The way to appreciate the changing depth of our life choices is to look at today’s practices and compare them to previous, ancient practices. Can you imagine that the well-heeled Ghanaian holidaymaker of today, urbanised assuredly and sophisticated, considers holidaying in Dubai this Christmas to be the height not only of social sophistication but of economic taste? How does one justify spending Christmas in an Islamic country? I can give the rural experience too, but it would be so far back in the experience and memory of ordinary Ghanaians.
Changing tastes
Of course, my age puts me into the bracket of old and near old fashioned, but the trajectory of our changing tastes calls into question our real understanding of specific holidays such as Christmas.
What is Christmas anyway?
The birth of Christ is not the central message of the faith. It is now the most important holiday in most countries with Christian populations.

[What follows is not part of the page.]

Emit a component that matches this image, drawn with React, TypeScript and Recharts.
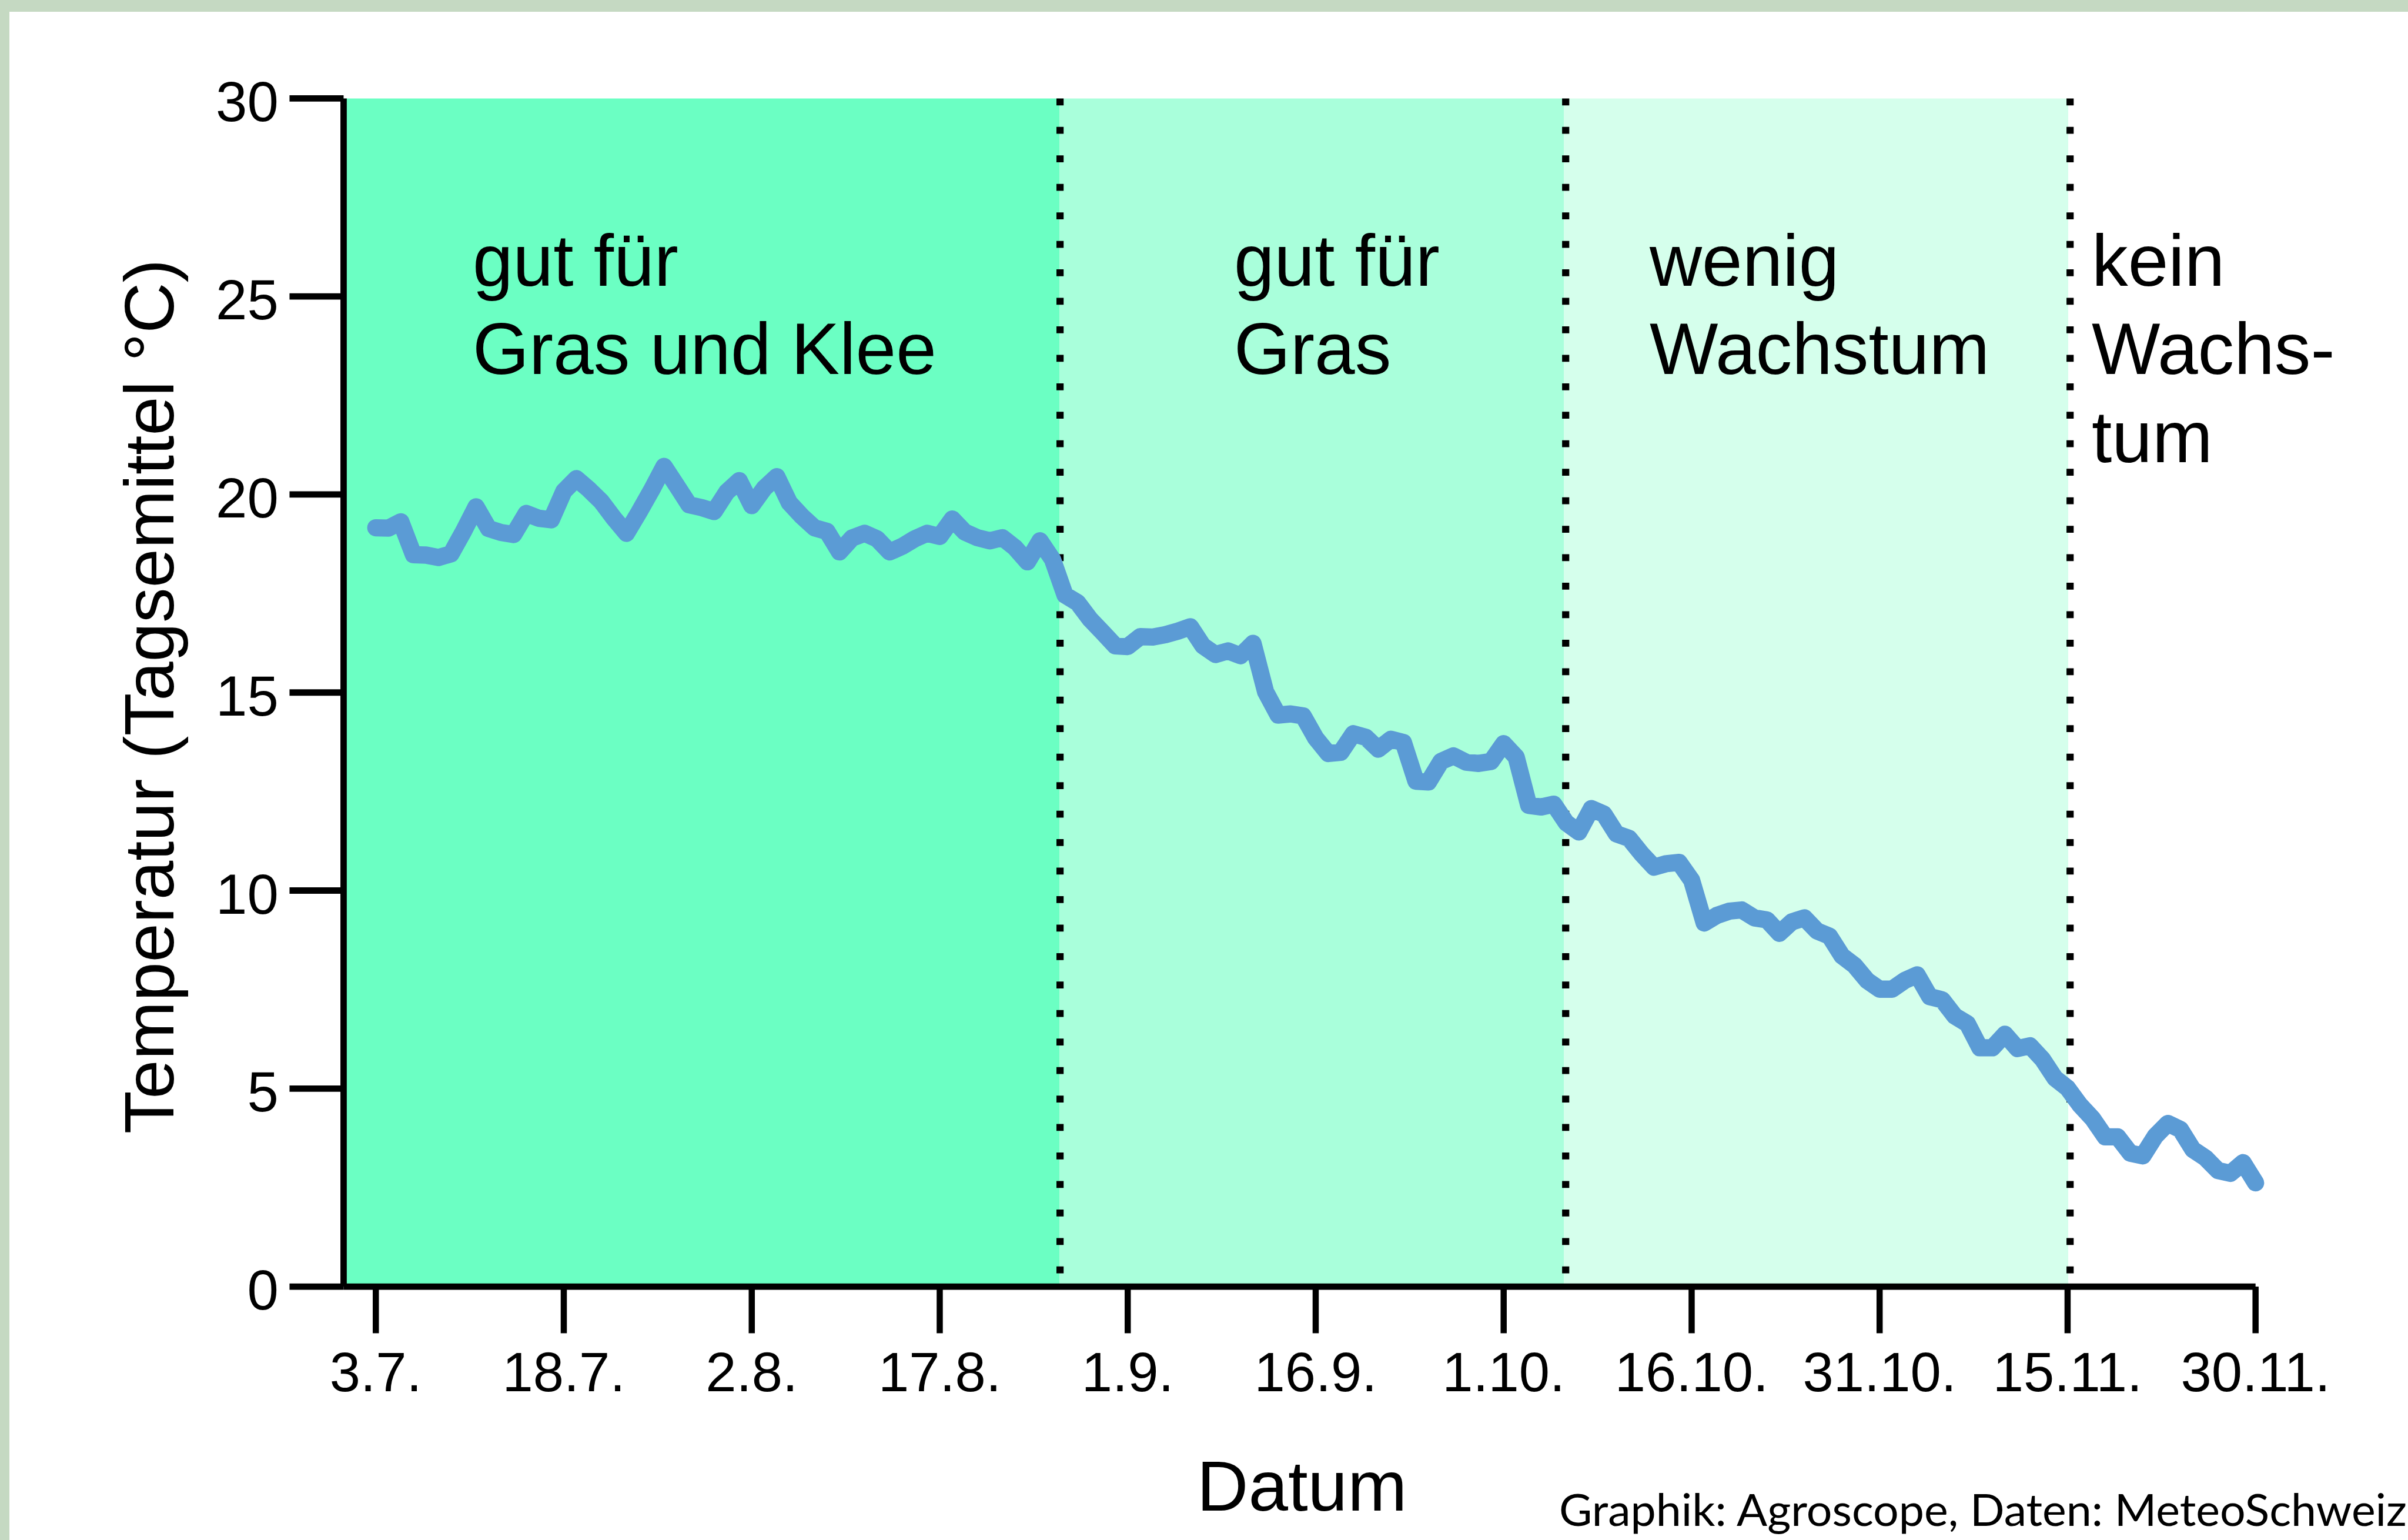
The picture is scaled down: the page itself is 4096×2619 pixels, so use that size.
import { LineChart, Line, XAxis, YAxis, ReferenceArea, ReferenceLine } from "recharts";

const W = 4096;
const H = 2619;
const S = 0.979; // reference -> window

const FONT = "'Liberation Sans', Arial, Helvetica, sans-serif";

// Tagesmittel der Temperatur (°C), 3.7. bis 30.11., ein Wert pro Tag
const temperature = [
  19.16, 19.15, 19.31, 18.48, 18.47, 18.41, 18.5, 19.07, 19.69, 19.14,
  19.04, 18.99, 19.52, 19.4, 19.36, 20.08, 20.4, 20.13, 19.82, 19.4,
  19.02, 19.55, 20.11, 20.71, 20.23, 19.74, 19.67, 19.57, 20.06, 20.35,
  19.72, 20.16, 20.45, 19.79, 19.45, 19.16, 19.07, 18.55, 18.9, 19.02,
  18.88, 18.55, 18.69, 18.88, 19.02, 18.94, 19.38, 19.05, 18.91, 18.83,
  18.91, 18.66, 18.3, 18.83, 18.36, 17.46, 17.27, 16.85, 16.52, 16.18,
  16.16, 16.41, 16.4, 16.46, 16.55, 16.66, 16.18, 15.96, 16.05, 15.93,
  16.24, 15.02, 14.43, 14.46, 14.41, 13.85, 13.46, 13.49, 13.96, 13.87,
  13.57, 13.82, 13.74, 12.76, 12.74, 13.26, 13.4, 13.24, 13.21, 13.26,
  13.71, 13.37, 12.15, 12.11, 12.18, 11.71, 11.48, 12.07, 11.93, 11.43,
  11.32, 10.93, 10.59, 10.68, 10.71, 10.26, 9.18, 9.37, 9.48, 9.51,
  9.31, 9.26, 8.92, 9.21, 9.31, 8.98, 8.85, 8.35, 8.11, 7.73,
  7.51, 7.51, 7.73, 7.87, 7.32, 7.24, 6.83, 6.64, 6.03, 6.03,
  6.37, 6.01, 6.08, 5.74, 5.26, 5.01, 4.58, 4.24, 3.78, 3.78,
  3.37, 3.3, 3.8, 4.12, 3.97, 3.46, 3.25, 2.93, 2.86, 3.13,
  2.62,
];

// Tage seit 3.7.
const tickDays = [0, 15, 30, 45, 60, 75, 90, 105, 120, 135, 150];
const tickLabels = ["3.7.", "18.7.", "2.8.", "17.8.", "1.9.", "16.9.", "1.10.", "16.10.", "31.10.", "15.11.", "30.11."];
const yTicks = [0, 5, 10, 15, 20, 25, 30];
const xMin = -2.57;

const zoneFrom = [xMin, 54.55, 94.8];
const zoneTo = [54.55, 94.8, 135.05];
const zoneColors = ["#6bffc3", "#a9ffdb", "#d5ffec"];
const zoneBorders = [54.6, 94.95, 135.2];

const zoneTexts = [
  ["gut für", "Gras und Klee"],
  ["gut für", "Gras"],
  ["wenig", "Wachstum"],
  ["kein", "Wachs-", "tum"],
];

const data = temperature.map((t, i) => ({ day: i, temp: t }));

const plotLeft = 597 * S;
const plotRight = 3919 * S;
const plotTop = 171 * S;
const plotBottom = 2235 * S;

function XTick(props: any) {
  const { x, y, payload } = props;
  const label = tickLabels[tickDays.indexOf(payload.value)];
  return (
    <text x={x} y={y} dy="0.71em" textAnchor="middle" fontSize={94} fontFamily={FONT} fill="#000">
      {label}
    </text>
  );
}

function YTick(props: any) {
  const { x, y, payload } = props;
  return (
    <text x={x} y={y} dy={0.355 * 96 + 5} textAnchor="end" fontSize={96} fontFamily={FONT} fill="#000">
      {payload.value}
    </text>
  );
}

const labelX = [804, 2099, 2806, 3558];
const lineY = [485.6, 636.4, 786.1];

export default function App() {
  return (
    <div style={{ position: "absolute", left: 0, top: 0, width: W, height: H, background: "#fff", overflow: "hidden" }}>
      <div style={{ position: "absolute", left: 0, top: 0, width: W, height: 19.6, background: "#c5d9c2" }} />
      <div style={{ position: "absolute", left: 0, top: 0, width: 15.7, height: H, background: "#c5d9c2" }} />
      <div style={{ position: "absolute", left: 0, top: 0 }}>
        <LineChart
          width={W}
          height={H}
          data={data}
          margin={{ top: plotTop, right: W - plotRight, bottom: 0, left: 0 }}
        >
          {zoneFrom.map((x1, i) => (
            <ReferenceArea
              key={"z" + i}
              x1={x1}
              x2={zoneTo[i]}
              y1={0}
              y2={30}
              fill={zoneColors[i]}
              fillOpacity={1}
              stroke="none"
            />
          ))}
          {zoneBorders.map((b, i) => (
            <ReferenceLine
              key={"b" + i}
              segment={[{ x: b, y: 30 }, { x: b, y: 0 }]}
              stroke="#000"
              strokeWidth={12.2}
              strokeDasharray="11.75 36.7"
            />
          ))}
          <XAxis
            dataKey="day"
            type="number"
            domain={[xMin, 150]}
            ticks={tickDays}
            height={H - plotBottom}
            tick={<XTick />}
            tickSize={79.3}
            tickMargin={32.3}
            axisLine={{ stroke: "#000", strokeWidth: 10.8 }}
            tickLine={{ stroke: "#000", strokeWidth: 10.5 }}
            interval={0}
          />
          <YAxis
            type="number"
            domain={[0, 30]}
            ticks={yTicks}
            width={plotLeft}
            tick={<YTick />}
            tickSize={92}
            tickMargin={18.6}
            axisLine={{ stroke: "#000", strokeWidth: 10.8 }}
            tickLine={{ stroke: "#000", strokeWidth: 10.8 }}
            interval={0}
          />
          <Line
            type="linear"
            dataKey="temp"
            stroke="#5b9bd5"
            strokeWidth={29.3}
            strokeLinejoin="round"
            strokeLinecap="round"
            dot={false}
            activeDot={false}
            isAnimationActive={false}
          />
        </LineChart>
      </div>
      <svg
        width={W}
        height={H}
        style={{ position: "absolute", left: 0, top: 0, pointerEvents: "none" }}
        fontFamily={FONT}
      >
        {zoneTexts.map((lines, i) =>
          lines.map((t, j) => (
            <text key={i + "-" + j} x={labelX[i]} y={lineY[j]} fontSize={123.4} fill="#000">
              {t}
            </text>
          ))
        )}
        <text transform={`translate(${301 * S},${1210 * S}) rotate(-90)`} textAnchor="middle" fontSize={119.4} fill="#000">
          Temperatur (Tagsemittel °C)
        </text>
        <text x={2262 * S} y={2624 * S} textAnchor="middle" fontSize={121.4} fill="#000">
          Datum
        </text>
        <text
          x={2652}
          y={2595.3}
          fontSize={75.4}
          fontFamily="Lato, 'Open Sans', sans-serif"
          textLength={1442}
          lengthAdjust="spacingAndGlyphs"
          fill="#000"
        >
          Graphik: Agroscope, Daten: MeteoSchweiz
        </text>
      </svg>
    </div>
  );
}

It used to be Easter for sound theological reasons, since without the crucifixion, there can be no resurrection and without resurrection, there can be no Christianity.
Christmas, the birth of Christ and its celebration, was a muted affair until someone created the Christmas card as an easy reminder of the occasion in Victorian England and the global multibillion-dollar spending and entertainment spree called Christmas took off.
But in several Orthodox Christian countries and societies in Eastern Europe, North Africa and Western Asia, Easter still holds the pride of place for religious celebration in the Christian calendar. The only thing worth saying about this difference in the importance of these two holidays is the liveliness of the faith.
More commercial than religious
Christmas is now more commercial than religious m its orientation these days throughout the Christian world and the commercial aspect has affected all age brackets from the very young to the very old. You cannot escape its commercial tentacles no matter what. It is noteworthy that non-Christians also enjoy the holiday, enjoying the varied commercial and social advantages of the season, and vice versa for other faiths.
One other recent observation is the penchant for Ghanaians, since the advent of electoral politics, to describe current holiday celebrations as the worst than all previous celebrations. The drastic changes going on before our eyes include that favourite of all Ghanaians, irrespective of party.
My readers should permit me to make another observation about Ghanaian Christmas celebration these days; the end of year special religious conventions and crusades as a variation of the traditional watchnight service by the new-fangled charismatic and Pentecostal churches led by so-called men of God.
Craze commercialisation
The end of year watchnight service was instituted by John Wesley to constrain end of year drunken bouts, lawlessness and general licentiousness by the common people of Great Britain, at the end of the year in the 18th century.
Wesley was the founder of the Methodist Church worldwide and I am a Methodist myself. It is now a staple of the Ghanaian Christmas to end the year with attendance of one of these Christian meetings with amazing names such as crossover, pushover, crusades etcetera, all advertised lavishly on huge billboards and on television, radio and online as part of their unique advertisement.
I find this crass commercialisation very unfortunate in spite of its Methodist roots contrary to the Bible class and the Sunday School which have maintained their integrity in Christianity.